Transcribe the records below exactly, leaving out any pictures.

** Figure scripts **
___

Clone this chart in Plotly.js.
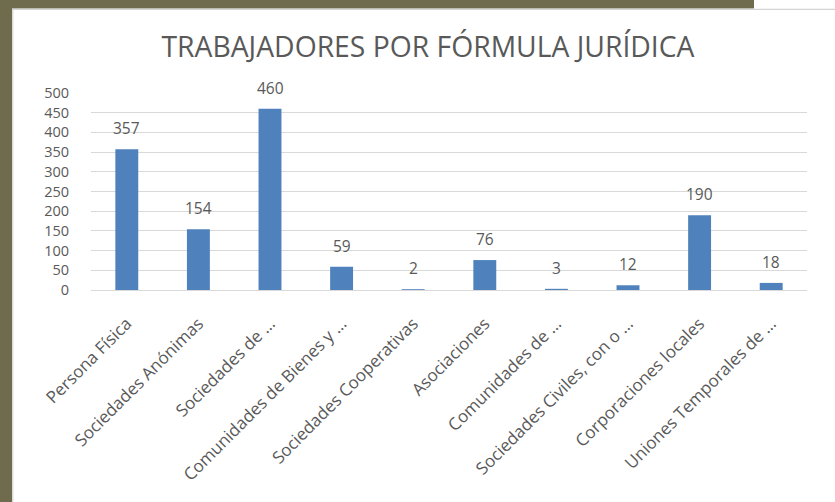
<!DOCTYPE html>
<html>
<head>
<meta charset="utf-8">
<script src="https://cdn.plot.ly/plotly-3.0.1.min.js"></script>
<style>
html,body{margin:0;padding:0;background:#fff;}
#chart{width:835px;height:502px;}
</style>
</head>
<body>
<div id="chart"></div>
<script>
const categories = [
  "Persona Física",
  "Sociedades Anónimas",
  "Sociedades de …",
  "Comunidades de Bienes y …",
  "Sociedades Cooperativas",
  "Asociaciones",
  "Comunidades de …",
  "Sociedades Civiles, con o …",
  "Corporaciones locales",
  "Uniones Temporales de …"
];
const workers = [357, 154, 460, 59, 2, 76, 3, 12, 190, 18];
const yTicks = [0, 50, 100, 150, 200, 250, 300, 350, 400, 450, 500];

const textColor = "#595959";
const fontFam = "'Open Sans', 'DejaVu Sans', sans-serif";

const trace = {
  type: "bar",
  x: categories,
  y: workers,
  marker: {color: "#4f81bd"},
  hoverinfo: "x+y"
};

const annotations = categories.map((c, i) => ({
  x: c, y: workers[i], xref: "x", yref: "y",
  text: String(workers[i]), showarrow: false,
  yanchor: "middle", yshift: 21,
  font: {family: fontFam, size: 15.5, color: textColor}
}));

// decorative frame (olive slide border) in paper coordinates
const L = 91, T = 93, W = 716, H = 197;
const px = v => (v - L) / W;
const py = v => (T + H - v) / H;
const shapes = [
  {type: "rect", xref: "paper", yref: "paper", x0: px(0), x1: px(12), y0: py(502), y1: py(0), fillcolor: "#6e6c4c", line: {width: 0}, layer: "above"},
  {type: "rect", xref: "paper", yref: "paper", x0: px(0), x1: px(754), y0: py(8.5), y1: py(0), fillcolor: "#6e6c4c", line: {width: 0}, layer: "above"},
  {type: "line", xref: "paper", yref: "paper", x0: px(12), x1: px(835), y0: py(9.3), y1: py(9.3), line: {color: "#d4d4d4", width: 1.2}},
  {type: "line", xref: "paper", yref: "paper", x0: px(12.8), x1: px(12.8), y0: py(502), y1: py(9.3), line: {color: "#d4d4d4", width: 1.2}}
];

const layout = {
  width: 835, height: 502,
  margin: {l: L, r: 835 - L - W, t: T, b: 502 - T - H},
  paper_bgcolor: "#ffffff",
  plot_bgcolor: "#ffffff",
  showlegend: false,
  bargap: 0.68,
  title: {
    text: "TRABAJADORES POR FÓRMULA JURÍDICA",
    x: 428 / 835, xref: "container", xanchor: "center",
    y: 1 - 47 / 502, yref: "container", yanchor: "middle",
    font: {family: fontFam, size: 28.3, color: textColor}
  },
  xaxis: {
    type: "category",
    tickangle: -45,
    tickfont: {family: fontFam, size: 17, color: textColor},
    showline: true, linecolor: "#d9d9d9", linewidth: 1,
    ticks: "", showgrid: false, zeroline: false,
    ticklabelstandoff: 16,
    automargin: false
  },
  yaxis: {
    range: [0, 500],
    tickvals: yTicks,
    ticktext: yTicks.map(String),
    tickfont: {family: fontFam, size: 14.5, color: textColor},
    showgrid: true, gridcolor: "#d9d9d9", gridwidth: 1,
    zeroline: false, showline: false, ticks: "",
    ticklabelstandoff: 21,
    automargin: false
  },
  annotations: annotations,
  shapes: shapes
};

Plotly.newPlot("chart", [trace], layout, {displayModeBar: false, staticPlot: true});
</script>
</body>
</html>
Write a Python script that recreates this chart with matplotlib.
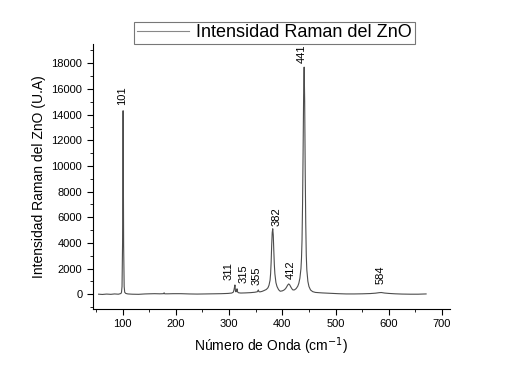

___

** Exercise solution **
Clone this chart in Plotly.js.
<!DOCTYPE html>
<html>
<head>
<meta charset="utf-8">
<script src="https://cdn.plot.ly/plotly-3.0.1.min.js"></script>
<style>
html,body{margin:0;padding:0;background:#fff;}
#chart{width:835px;height:502px;}
</style>
</head>
<body>
<div id="chart"></div>
<script>
const categories = [
  "Persona Física",
  "Sociedades Anónimas",
  "Sociedades de …",
  "Comunidades de Bienes y …",
  "Sociedades Cooperativas",
  "Asociaciones",
  "Comunidades de …",
  "Sociedades Civiles, con o …",
  "Corporaciones locales",
  "Uniones Temporales de …"
];
const workers = [357, 154, 460, 59, 2, 76, 3, 12, 190, 18];
const yTicks = [0, 50, 100, 150, 200, 250, 300, 350, 400, 450, 500];

const textColor = "#595959";
const fontFam = "'Open Sans', 'DejaVu Sans', sans-serif";

const trace = {
  type: "bar",
  x: categories,
  y: workers,
  marker: {color: "#4f81bd"},
  hoverinfo: "x+y"
};

const annotations = categories.map((c, i) => ({
  x: c, y: workers[i], xref: "x", yref: "y",
  text: String(workers[i]), showarrow: false,
  yanchor: "middle", yshift: 21,
  font: {family: fontFam, size: 15.5, color: textColor}
}));

// decorative frame (olive slide border) in paper coordinates
const L = 91, T = 93, W = 716, H = 197;
const px = v => (v - L) / W;
const py = v => (T + H - v) / H;
const shapes = [
  {type: "rect", xref: "paper", yref: "paper", x0: px(0), x1: px(12), y0: py(502), y1: py(0), fillcolor: "#6e6c4c", line: {width: 0}, layer: "above"},
  {type: "rect", xref: "paper", yref: "paper", x0: px(0), x1: px(754), y0: py(8.5), y1: py(0), fillcolor: "#6e6c4c", line: {width: 0}, layer: "above"},
  {type: "line", xref: "paper", yref: "paper", x0: px(12), x1: px(835), y0: py(9.3), y1: py(9.3), line: {color: "#d4d4d4", width: 1.2}},
  {type: "line", xref: "paper", yref: "paper", x0: px(12.8), x1: px(12.8), y0: py(502), y1: py(9.3), line: {color: "#d4d4d4", width: 1.2}}
];

const layout = {
  width: 835, height: 502,
  margin: {l: L, r: 835 - L - W, t: T, b: 502 - T - H},
  paper_bgcolor: "#ffffff",
  plot_bgcolor: "#ffffff",
  showlegend: false,
  bargap: 0.68,
  title: {
    text: "TRABAJADORES POR FÓRMULA JURÍDICA",
    x: 428 / 835, xref: "container", xanchor: "center",
    y: 1 - 47 / 502, yref: "container", yanchor: "middle",
    font: {family: fontFam, size: 28.3, color: textColor}
  },
  xaxis: {
    type: "category",
    tickangle: -45,
    tickfont: {family: fontFam, size: 17, color: textColor},
    showline: true, linecolor: "#d9d9d9", linewidth: 1,
    ticks: "", showgrid: false, zeroline: false,
    ticklabelstandoff: 16,
    automargin: false
  },
  yaxis: {
    range: [0, 500],
    tickvals: yTicks,
    ticktext: yTicks.map(String),
    tickfont: {family: fontFam, size: 14.5, color: textColor},
    showgrid: true, gridcolor: "#d9d9d9", gridwidth: 1,
    zeroline: false, showline: false, ticks: "",
    ticklabelstandoff: 21,
    automargin: false
  },
  annotations: annotations,
  shapes: shapes
};

Plotly.newPlot("chart", [trace], layout, {displayModeBar: false, staticPlot: true});
</script>
</body>
</html>
Write a Python script that recreates this chart with matplotlib.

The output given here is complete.